PROBLEM DETAILS: Omit any picture, and return the remaining data exactly as written.

RECORDED DATA:
_____
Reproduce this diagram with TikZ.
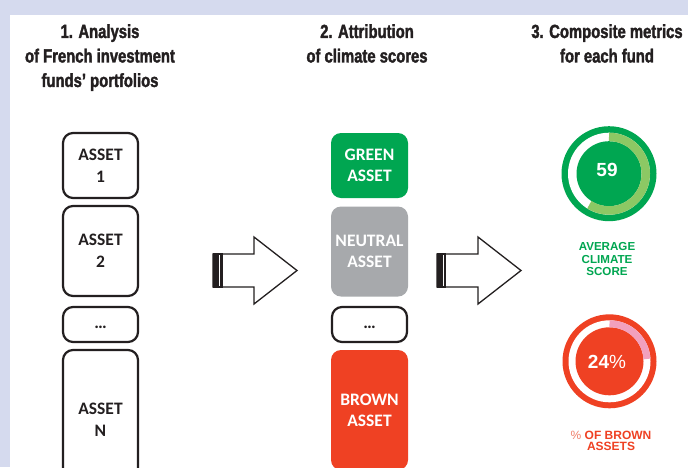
\documentclass[tikz,border=0pt]{standalone}
\usepackage{fontspec}
\setmainfont{Liberation Sans}
\newfontfamily\titlefont[FakeStretch=0.78,FakeBold=1.8]{Liberation Sans Bold}
\newfontfamily\boxfont{Carlito}
\definecolor{lav}{HTML}{D5DAEE}
\definecolor{ink}{HTML}{231F20}
\definecolor{cgreen}{HTML}{00A651}
\definecolor{clight}{HTML}{8CC864}
\definecolor{cgray}{HTML}{A7A9AC}
\definecolor{cred}{HTML}{EF4123}
\definecolor{cpink}{HTML}{F2A0BE}
\definecolor{cpct}{HTML}{F07F6A}
\tikzset{
  coltitle/.style={font=\titlefont\fontsize{19}{24.5}\selectfont, text=ink, align=center, anchor=north, inner sep=0pt},
  assetbox/.style={draw=ink, line width=2.2pt, rounded corners=10pt, minimum width=75pt, fill=white,
    font=\boxfont\bfseries\fontsize{17.5}{22}\selectfont, align=center, text=ink, inner sep=0pt},
  scorebox/.style={rounded corners=10pt, minimum width=77pt, font=\boxfont\bfseries\fontsize{17.5}{21}\selectfont,
    align=center, text=white, inner sep=0pt},
  blockarrow/.style={draw=ink, line width=1.3pt, fill=white, line join=miter},
  gaugenum/.style={font=\bfseries\fontsize{19}{20}\selectfont, text=white, inner sep=0pt},
  gaugelabel/.style={font=\bfseries\fontsize{11.6}{12.5}\selectfont, align=center, inner sep=0pt}
}
\begin{document}
\begin{tikzpicture}[x=1pt,y=-1pt]
\useasboundingbox (0,0) rectangle (688,467);
\fill[lav] (0,0) rectangle (688,467);
\fill[white] (10,15) rectangle (688,467);
\clip (0,0) rectangle (688,467);

% titles
\node[coltitle] (t1) at (100,24) {1. Analysis\\of French investment\\funds’ portfolios};
\node[coltitle] (t2) at (367,24) {2. Attribution\\of climate scores};
\node[coltitle] (t3) at (607,24) {3. Composite metrics\\for each fund};

% column 1
\node[assetbox, minimum height=65pt] (a1) at (100.5,165.5) {ASSET\\1};
\node[assetbox, minimum height=90pt] (a2) at (100.5,251) {ASSET\\2};
\node[assetbox, minimum height=35pt, text height=12pt, text depth=4pt] (a3) at (100.5,324.5) {…};
\node[assetbox, minimum height=140pt] (a4) at (100.5,420) {ASSET\\N};

% column 2
\node[scorebox, fill=cgreen, minimum height=65pt] (b1) at (369.5,165.5) {GREEN\\ASSET};
\node[scorebox, fill=cgray, minimum height=90pt] (b2) at (369.5,251.5) {NEUTRAL\\ASSET};
\node[assetbox, minimum height=35pt, text height=12pt, text depth=4pt] (b3) at (369.5,324.5) {…};
\node[scorebox, fill=cred, minimum height=120pt] (b4) at (369.5,410) {BROWN\\ASSET};

% arrows
\draw[blockarrow] (213,254) -- (254,254) -- (254,237) -- (297,270.5) -- (254,304) -- (254,287) -- (213,287) -- cycle;
\fill[ink] (212.5,253.4) rectangle (223,287.6);
\draw[white, line width=1pt] (219.8,255) -- (219.8,286);
\draw[blockarrow] (437,254) -- (478,254) -- (478,237) -- (521,270.5) -- (478,304) -- (478,287) -- (437,287) -- cycle;
\fill[ink] (436.5,253.4) rectangle (446,287.6);
\draw[white, line width=1pt] (443.2,255) -- (443.2,286);

% green gauge
\coordinate (g) at (609,173.7);
\fill[cgreen] (g) circle[radius=47.5pt];
\fill[white] (g) circle[radius=41pt];
\fill[cgreen] (g) circle[radius=32.5pt];
\draw[clight, line width=8.5pt] (g) ++(90:36.75pt) arc[start angle=90, end angle=-122.4, radius=36.75pt];
\node[gaugenum] (gn) at (607,170) {59};
\node[gaugelabel, text=cgreen] (gl) at (607,259) {AVERAGE\\CLIMATE\\SCORE};

% red gauge
\coordinate (r) at (609.5,361.3);
\fill[cred] (r) circle[radius=47pt];
\fill[white] (r) circle[radius=41pt];
\fill[cred] (r) circle[radius=34pt];
\draw[cpink, line width=7pt] (r) ++(90:37.5pt) arc[start angle=90, end angle=3.6, radius=37.5pt];
\node[gaugenum] (rn) at (607,361.5) {24\mdseries\%};
\node[gaugelabel, text=cred, font=\bfseries\fontsize{12}{11.5}\selectfont] (rl) at (611,441) {{\color{cpct}\mdseries\%} OF BROWN\\ASSETS};
\end{tikzpicture}
\end{document}
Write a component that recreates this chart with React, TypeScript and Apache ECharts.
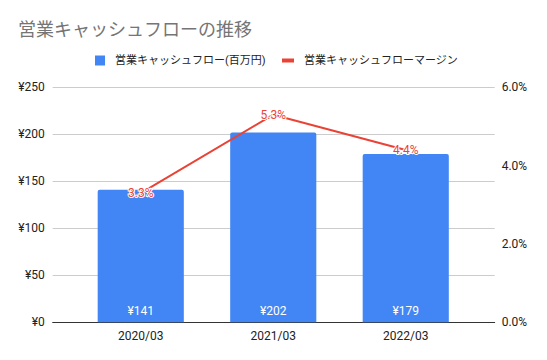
_____
THE RESPONSE:
Reproduce this diagram with TikZ.
\documentclass[tikz,border=0pt]{standalone}
\usepackage{fontspec}
\setmainfont{Liberation Sans}
\newfontfamily\titlefont[FakeStretch=0.78,FakeBold=1.8]{Liberation Sans Bold}
\newfontfamily\boxfont{Carlito}
\definecolor{lav}{HTML}{D5DAEE}
\definecolor{ink}{HTML}{231F20}
\definecolor{cgreen}{HTML}{00A651}
\definecolor{clight}{HTML}{8CC864}
\definecolor{cgray}{HTML}{A7A9AC}
\definecolor{cred}{HTML}{EF4123}
\definecolor{cpink}{HTML}{F2A0BE}
\definecolor{cpct}{HTML}{F07F6A}
\tikzset{
  coltitle/.style={font=\titlefont\fontsize{19}{24.5}\selectfont, text=ink, align=center, anchor=north, inner sep=0pt},
  assetbox/.style={draw=ink, line width=2.2pt, rounded corners=10pt, minimum width=75pt, fill=white,
    font=\boxfont\bfseries\fontsize{17.5}{22}\selectfont, align=center, text=ink, inner sep=0pt},
  scorebox/.style={rounded corners=10pt, minimum width=77pt, font=\boxfont\bfseries\fontsize{17.5}{21}\selectfont,
    align=center, text=white, inner sep=0pt},
  blockarrow/.style={draw=ink, line width=1.3pt, fill=white, line join=miter},
  gaugenum/.style={font=\bfseries\fontsize{19}{20}\selectfont, text=white, inner sep=0pt},
  gaugelabel/.style={font=\bfseries\fontsize{11.6}{12.5}\selectfont, align=center, inner sep=0pt}
}
\begin{document}
\begin{tikzpicture}[x=1pt,y=-1pt]
\useasboundingbox (0,0) rectangle (688,467);
\fill[lav] (0,0) rectangle (688,467);
\fill[white] (10,15) rectangle (688,467);
\clip (0,0) rectangle (688,467);

% titles
\node[coltitle] (t1) at (100,24) {1. Analysis\\of French investment\\funds’ portfolios};
\node[coltitle] (t2) at (367,24) {2. Attribution\\of climate scores};
\node[coltitle] (t3) at (607,24) {3. Composite metrics\\for each fund};

% column 1
\node[assetbox, minimum height=65pt] (a1) at (100.5,165.5) {ASSET\\1};
\node[assetbox, minimum height=90pt] (a2) at (100.5,251) {ASSET\\2};
\node[assetbox, minimum height=35pt, text height=12pt, text depth=4pt] (a3) at (100.5,324.5) {…};
\node[assetbox, minimum height=140pt] (a4) at (100.5,420) {ASSET\\N};

% column 2
\node[scorebox, fill=cgreen, minimum height=65pt] (b1) at (369.5,165.5) {GREEN\\ASSET};
\node[scorebox, fill=cgray, minimum height=90pt] (b2) at (369.5,251.5) {NEUTRAL\\ASSET};
\node[assetbox, minimum height=35pt, text height=12pt, text depth=4pt] (b3) at (369.5,324.5) {…};
\node[scorebox, fill=cred, minimum height=120pt] (b4) at (369.5,410) {BROWN\\ASSET};

% arrows
\draw[blockarrow] (213,254) -- (254,254) -- (254,237) -- (297,270.5) -- (254,304) -- (254,287) -- (213,287) -- cycle;
\fill[ink] (212.5,253.4) rectangle (223,287.6);
\draw[white, line width=1pt] (219.8,255) -- (219.8,286);
\draw[blockarrow] (437,254) -- (478,254) -- (478,237) -- (521,270.5) -- (478,304) -- (478,287) -- (437,287) -- cycle;
\fill[ink] (436.5,253.4) rectangle (446,287.6);
\draw[white, line width=1pt] (443.2,255) -- (443.2,286);

% green gauge
\coordinate (g) at (609,173.7);
\fill[cgreen] (g) circle[radius=47.5pt];
\fill[white] (g) circle[radius=41pt];
\fill[cgreen] (g) circle[radius=32.5pt];
\draw[clight, line width=8.5pt] (g) ++(90:36.75pt) arc[start angle=90, end angle=-122.4, radius=36.75pt];
\node[gaugenum] (gn) at (607,170) {59};
\node[gaugelabel, text=cgreen] (gl) at (607,259) {AVERAGE\\CLIMATE\\SCORE};

% red gauge
\coordinate (r) at (609.5,361.3);
\fill[cred] (r) circle[radius=47pt];
\fill[white] (r) circle[radius=41pt];
\fill[cred] (r) circle[radius=34pt];
\draw[cpink, line width=7pt] (r) ++(90:37.5pt) arc[start angle=90, end angle=3.6, radius=37.5pt];
\node[gaugenum] (rn) at (607,361.5) {24\mdseries\%};
\node[gaugelabel, text=cred, font=\bfseries\fontsize{12}{11.5}\selectfont] (rl) at (611,441) {{\color{cpct}\mdseries\%} OF BROWN\\ASSETS};
\end{tikzpicture}
\end{document}
Write a component that recreates this chart with React, TypeScript and Apache ECharts.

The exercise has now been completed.